Reproduce exactly the run of lines from the one containing "Generate a Python" through the one containing "from matplotlib.ticker import". Pictures do not belong in the copy.

— start of SUPPLIED MATERIAL —

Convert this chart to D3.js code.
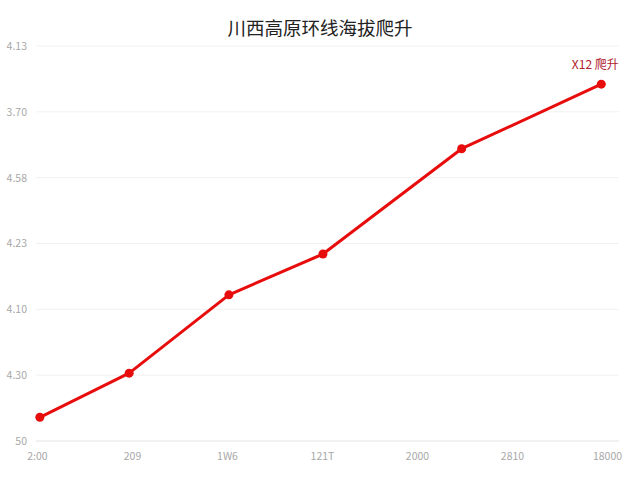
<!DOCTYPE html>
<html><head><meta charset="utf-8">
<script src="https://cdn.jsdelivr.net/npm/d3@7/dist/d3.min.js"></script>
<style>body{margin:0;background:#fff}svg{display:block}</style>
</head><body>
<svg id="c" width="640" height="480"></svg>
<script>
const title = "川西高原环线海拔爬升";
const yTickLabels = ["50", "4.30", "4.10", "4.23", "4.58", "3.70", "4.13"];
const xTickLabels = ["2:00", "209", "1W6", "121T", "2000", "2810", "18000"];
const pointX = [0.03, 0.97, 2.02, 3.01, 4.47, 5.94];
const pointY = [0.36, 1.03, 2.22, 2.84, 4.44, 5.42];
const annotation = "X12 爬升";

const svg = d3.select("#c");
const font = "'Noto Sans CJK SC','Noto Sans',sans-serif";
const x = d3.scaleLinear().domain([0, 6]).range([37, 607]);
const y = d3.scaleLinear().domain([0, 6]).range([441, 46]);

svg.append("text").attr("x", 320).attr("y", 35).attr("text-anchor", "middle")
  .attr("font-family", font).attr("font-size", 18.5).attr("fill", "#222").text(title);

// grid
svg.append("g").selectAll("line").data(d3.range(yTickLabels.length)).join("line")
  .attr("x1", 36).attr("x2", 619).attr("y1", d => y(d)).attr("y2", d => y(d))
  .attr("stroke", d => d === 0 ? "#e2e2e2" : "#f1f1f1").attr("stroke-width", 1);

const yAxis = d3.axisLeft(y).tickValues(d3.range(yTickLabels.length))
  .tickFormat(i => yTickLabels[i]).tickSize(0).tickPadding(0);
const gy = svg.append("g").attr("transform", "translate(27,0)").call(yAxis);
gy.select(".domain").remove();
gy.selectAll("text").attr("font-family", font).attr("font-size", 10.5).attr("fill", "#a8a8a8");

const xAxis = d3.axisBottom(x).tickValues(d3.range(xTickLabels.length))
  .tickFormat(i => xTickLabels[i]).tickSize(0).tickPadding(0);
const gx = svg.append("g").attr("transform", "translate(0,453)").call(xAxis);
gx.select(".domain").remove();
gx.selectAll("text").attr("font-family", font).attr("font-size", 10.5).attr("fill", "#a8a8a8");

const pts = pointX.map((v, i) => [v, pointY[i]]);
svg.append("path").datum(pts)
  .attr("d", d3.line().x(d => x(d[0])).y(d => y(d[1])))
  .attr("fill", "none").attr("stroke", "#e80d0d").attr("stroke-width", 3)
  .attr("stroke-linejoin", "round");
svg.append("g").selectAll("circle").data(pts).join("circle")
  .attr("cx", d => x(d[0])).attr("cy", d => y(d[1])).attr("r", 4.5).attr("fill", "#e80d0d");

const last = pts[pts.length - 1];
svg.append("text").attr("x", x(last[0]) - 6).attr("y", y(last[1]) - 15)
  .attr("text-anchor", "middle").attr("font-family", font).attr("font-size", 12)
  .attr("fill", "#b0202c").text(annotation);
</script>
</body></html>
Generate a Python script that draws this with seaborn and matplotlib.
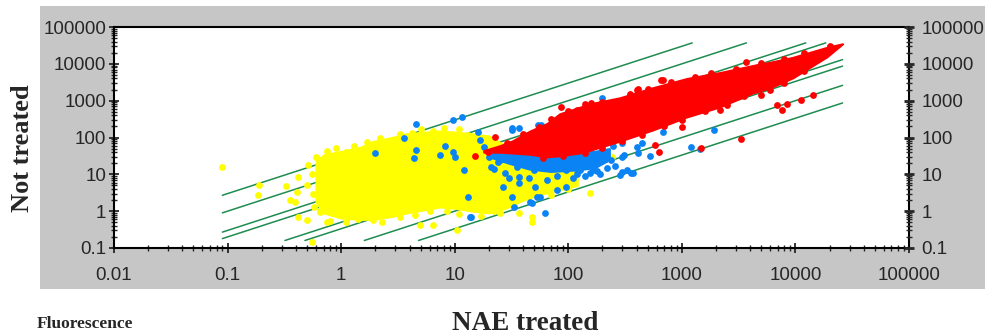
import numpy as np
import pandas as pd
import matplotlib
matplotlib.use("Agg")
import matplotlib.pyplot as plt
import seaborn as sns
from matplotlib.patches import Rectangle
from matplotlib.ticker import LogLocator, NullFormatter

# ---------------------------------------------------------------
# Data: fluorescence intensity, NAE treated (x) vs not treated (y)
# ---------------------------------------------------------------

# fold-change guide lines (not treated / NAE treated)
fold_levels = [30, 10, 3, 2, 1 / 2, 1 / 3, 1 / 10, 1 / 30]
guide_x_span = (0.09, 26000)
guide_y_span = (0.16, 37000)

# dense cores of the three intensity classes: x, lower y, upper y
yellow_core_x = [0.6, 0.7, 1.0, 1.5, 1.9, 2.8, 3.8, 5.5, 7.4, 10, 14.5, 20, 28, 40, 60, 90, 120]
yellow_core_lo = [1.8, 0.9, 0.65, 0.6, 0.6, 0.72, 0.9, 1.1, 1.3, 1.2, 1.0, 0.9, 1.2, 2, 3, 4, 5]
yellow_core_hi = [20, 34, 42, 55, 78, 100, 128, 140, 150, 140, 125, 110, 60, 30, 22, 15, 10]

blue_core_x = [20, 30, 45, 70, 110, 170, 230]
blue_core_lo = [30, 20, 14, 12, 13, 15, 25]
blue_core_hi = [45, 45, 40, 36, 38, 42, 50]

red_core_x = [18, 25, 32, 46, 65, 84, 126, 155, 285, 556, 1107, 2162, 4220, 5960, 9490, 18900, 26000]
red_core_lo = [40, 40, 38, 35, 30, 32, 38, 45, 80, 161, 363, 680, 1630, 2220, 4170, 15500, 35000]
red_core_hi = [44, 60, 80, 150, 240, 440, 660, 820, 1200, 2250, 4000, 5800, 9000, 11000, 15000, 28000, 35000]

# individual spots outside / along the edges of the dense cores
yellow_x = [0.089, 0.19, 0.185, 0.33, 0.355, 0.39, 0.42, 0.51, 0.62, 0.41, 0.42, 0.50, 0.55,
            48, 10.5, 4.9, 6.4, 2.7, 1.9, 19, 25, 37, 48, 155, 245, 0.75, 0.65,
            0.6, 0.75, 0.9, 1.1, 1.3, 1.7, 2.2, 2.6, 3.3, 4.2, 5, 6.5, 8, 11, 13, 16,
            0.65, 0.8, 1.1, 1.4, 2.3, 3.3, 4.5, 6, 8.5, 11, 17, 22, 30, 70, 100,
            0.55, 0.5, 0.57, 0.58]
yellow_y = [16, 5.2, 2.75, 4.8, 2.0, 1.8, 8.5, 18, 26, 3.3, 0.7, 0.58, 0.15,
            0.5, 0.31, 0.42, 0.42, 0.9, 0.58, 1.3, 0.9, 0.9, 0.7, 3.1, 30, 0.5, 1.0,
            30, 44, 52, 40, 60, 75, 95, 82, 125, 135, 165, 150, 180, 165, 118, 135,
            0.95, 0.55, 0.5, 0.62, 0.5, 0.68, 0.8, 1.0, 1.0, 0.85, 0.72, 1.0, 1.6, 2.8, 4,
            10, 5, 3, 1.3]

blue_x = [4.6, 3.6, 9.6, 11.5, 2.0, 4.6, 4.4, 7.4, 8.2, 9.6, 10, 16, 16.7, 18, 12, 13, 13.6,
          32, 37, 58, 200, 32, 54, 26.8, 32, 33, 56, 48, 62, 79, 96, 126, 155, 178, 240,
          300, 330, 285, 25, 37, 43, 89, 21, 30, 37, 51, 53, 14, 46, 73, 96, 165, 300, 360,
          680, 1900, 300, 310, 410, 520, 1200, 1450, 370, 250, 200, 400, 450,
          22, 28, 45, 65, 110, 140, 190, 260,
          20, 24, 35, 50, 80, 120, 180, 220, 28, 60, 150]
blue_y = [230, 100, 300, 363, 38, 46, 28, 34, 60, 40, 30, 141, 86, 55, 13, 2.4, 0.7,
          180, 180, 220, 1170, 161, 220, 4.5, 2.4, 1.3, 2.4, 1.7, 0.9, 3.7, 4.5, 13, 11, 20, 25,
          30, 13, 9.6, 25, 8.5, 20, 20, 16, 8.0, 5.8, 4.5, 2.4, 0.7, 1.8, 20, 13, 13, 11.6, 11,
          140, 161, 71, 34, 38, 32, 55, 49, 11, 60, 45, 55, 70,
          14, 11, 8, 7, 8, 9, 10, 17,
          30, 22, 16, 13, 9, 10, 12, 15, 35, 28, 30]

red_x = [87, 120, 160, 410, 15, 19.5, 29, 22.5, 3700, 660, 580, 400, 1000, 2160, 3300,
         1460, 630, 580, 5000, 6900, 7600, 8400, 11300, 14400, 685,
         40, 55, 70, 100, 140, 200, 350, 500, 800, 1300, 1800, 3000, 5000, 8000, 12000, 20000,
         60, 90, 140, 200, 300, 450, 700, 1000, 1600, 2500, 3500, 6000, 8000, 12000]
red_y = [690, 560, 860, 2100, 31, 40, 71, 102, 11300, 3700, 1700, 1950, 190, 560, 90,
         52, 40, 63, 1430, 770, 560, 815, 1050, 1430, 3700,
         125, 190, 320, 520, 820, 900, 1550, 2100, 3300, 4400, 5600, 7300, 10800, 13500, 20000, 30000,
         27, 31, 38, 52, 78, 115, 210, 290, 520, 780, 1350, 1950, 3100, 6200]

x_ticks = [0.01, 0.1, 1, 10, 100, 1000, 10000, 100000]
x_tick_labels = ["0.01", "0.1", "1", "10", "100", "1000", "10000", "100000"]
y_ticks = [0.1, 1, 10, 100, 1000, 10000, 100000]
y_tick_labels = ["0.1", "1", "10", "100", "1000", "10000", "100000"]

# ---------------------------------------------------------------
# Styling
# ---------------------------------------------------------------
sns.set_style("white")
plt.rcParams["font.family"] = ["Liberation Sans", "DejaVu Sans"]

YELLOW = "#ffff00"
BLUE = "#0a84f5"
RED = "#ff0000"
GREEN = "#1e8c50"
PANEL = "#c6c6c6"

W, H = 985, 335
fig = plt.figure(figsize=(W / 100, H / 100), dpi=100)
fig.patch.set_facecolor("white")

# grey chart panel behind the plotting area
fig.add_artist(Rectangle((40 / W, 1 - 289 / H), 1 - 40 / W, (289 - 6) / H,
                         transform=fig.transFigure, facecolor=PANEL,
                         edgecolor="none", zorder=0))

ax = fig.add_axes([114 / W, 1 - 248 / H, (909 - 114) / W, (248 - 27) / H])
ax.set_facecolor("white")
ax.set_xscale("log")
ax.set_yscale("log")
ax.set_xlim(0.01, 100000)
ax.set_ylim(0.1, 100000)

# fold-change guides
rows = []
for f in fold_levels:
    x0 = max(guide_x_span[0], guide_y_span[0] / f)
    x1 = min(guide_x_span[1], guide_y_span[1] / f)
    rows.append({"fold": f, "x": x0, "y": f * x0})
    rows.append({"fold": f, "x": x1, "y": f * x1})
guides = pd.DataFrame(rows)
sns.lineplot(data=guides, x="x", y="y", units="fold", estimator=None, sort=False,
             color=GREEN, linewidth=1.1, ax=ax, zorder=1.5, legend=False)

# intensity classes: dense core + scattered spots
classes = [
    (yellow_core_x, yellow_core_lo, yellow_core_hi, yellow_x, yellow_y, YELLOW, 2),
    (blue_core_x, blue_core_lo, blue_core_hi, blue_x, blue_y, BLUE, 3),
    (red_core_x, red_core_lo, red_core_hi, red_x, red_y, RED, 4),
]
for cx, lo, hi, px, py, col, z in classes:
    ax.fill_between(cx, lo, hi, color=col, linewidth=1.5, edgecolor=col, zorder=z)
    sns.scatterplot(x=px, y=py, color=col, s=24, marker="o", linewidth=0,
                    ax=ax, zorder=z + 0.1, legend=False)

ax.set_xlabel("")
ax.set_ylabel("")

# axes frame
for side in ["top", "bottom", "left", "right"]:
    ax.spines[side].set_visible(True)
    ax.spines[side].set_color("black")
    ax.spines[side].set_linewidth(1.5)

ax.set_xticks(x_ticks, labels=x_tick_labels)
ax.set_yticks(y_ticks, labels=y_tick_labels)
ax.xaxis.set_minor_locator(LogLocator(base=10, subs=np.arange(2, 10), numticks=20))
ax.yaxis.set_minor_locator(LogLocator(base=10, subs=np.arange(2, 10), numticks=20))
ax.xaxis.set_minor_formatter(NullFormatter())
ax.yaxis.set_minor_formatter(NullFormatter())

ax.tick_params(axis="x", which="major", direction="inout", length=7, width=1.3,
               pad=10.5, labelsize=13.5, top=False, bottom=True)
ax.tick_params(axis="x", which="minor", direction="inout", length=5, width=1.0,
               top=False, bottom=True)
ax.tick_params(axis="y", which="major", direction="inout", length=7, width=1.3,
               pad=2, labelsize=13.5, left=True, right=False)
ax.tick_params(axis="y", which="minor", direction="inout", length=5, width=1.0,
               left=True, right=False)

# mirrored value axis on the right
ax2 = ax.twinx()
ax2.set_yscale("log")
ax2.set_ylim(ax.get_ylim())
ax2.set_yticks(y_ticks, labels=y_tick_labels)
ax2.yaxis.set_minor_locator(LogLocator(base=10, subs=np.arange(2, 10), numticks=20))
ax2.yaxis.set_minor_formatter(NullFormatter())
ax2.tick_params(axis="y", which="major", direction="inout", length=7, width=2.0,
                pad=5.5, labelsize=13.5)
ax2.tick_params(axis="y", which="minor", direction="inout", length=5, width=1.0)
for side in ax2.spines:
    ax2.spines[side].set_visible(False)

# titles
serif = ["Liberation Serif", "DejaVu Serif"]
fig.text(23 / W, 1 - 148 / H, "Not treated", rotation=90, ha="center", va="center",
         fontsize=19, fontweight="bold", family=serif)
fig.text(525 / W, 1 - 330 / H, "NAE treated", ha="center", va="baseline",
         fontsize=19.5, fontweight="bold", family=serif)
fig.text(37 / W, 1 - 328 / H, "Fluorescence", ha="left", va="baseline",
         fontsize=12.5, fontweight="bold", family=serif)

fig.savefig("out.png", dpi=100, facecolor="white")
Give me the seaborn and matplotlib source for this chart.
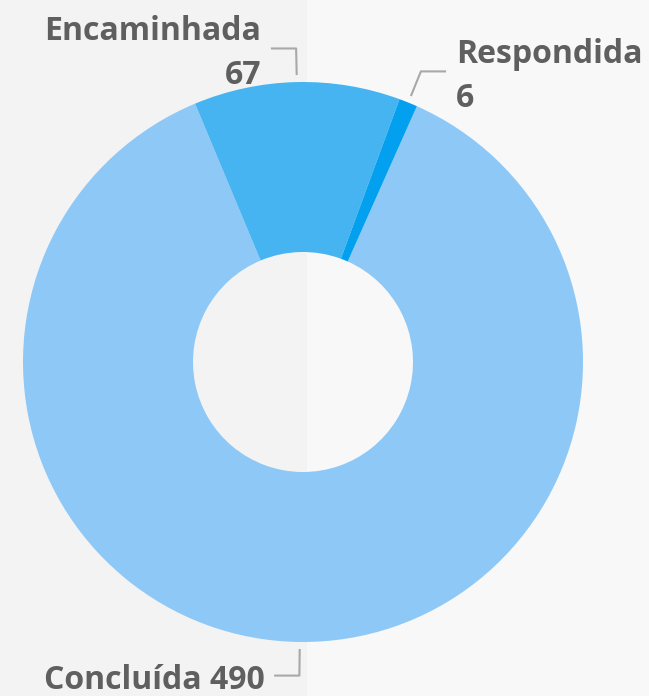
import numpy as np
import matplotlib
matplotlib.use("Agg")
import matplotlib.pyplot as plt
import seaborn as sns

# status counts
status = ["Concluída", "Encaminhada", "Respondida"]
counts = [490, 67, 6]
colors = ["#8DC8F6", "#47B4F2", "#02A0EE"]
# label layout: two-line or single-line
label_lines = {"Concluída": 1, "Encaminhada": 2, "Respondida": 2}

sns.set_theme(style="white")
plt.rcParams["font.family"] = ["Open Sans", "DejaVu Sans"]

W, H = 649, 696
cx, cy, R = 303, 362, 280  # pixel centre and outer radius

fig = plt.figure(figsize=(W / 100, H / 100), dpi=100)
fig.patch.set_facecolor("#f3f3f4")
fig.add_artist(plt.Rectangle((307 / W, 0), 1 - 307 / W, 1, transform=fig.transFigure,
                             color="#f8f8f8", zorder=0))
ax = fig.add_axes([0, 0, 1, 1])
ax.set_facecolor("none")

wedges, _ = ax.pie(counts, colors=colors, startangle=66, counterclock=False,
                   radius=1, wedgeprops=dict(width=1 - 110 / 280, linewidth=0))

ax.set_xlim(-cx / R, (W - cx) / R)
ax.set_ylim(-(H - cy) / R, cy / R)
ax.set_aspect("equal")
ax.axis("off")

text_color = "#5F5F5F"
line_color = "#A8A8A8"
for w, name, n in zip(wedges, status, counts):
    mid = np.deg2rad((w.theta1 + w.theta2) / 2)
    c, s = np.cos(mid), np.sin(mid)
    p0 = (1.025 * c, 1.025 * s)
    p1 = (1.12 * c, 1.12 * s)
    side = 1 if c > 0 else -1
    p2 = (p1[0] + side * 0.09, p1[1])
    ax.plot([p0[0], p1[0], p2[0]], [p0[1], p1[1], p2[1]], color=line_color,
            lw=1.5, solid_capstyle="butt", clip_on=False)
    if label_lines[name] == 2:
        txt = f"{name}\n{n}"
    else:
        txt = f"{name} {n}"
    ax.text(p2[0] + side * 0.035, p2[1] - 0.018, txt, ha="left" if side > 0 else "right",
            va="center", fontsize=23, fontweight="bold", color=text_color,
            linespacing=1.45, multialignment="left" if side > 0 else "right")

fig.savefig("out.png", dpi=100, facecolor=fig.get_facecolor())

— end of SUPPLIED MATERIAL —

ANSWER TO THIS TASK:
Generate a Python script that draws this with seaborn and matplotlib.
import numpy as np
import pandas as pd
import matplotlib
matplotlib.use("Agg")
import matplotlib.pyplot as plt
import seaborn as sns
from matplotlib.patches import Rectangle
from matplotlib.ticker import LogLocator, NullFormatter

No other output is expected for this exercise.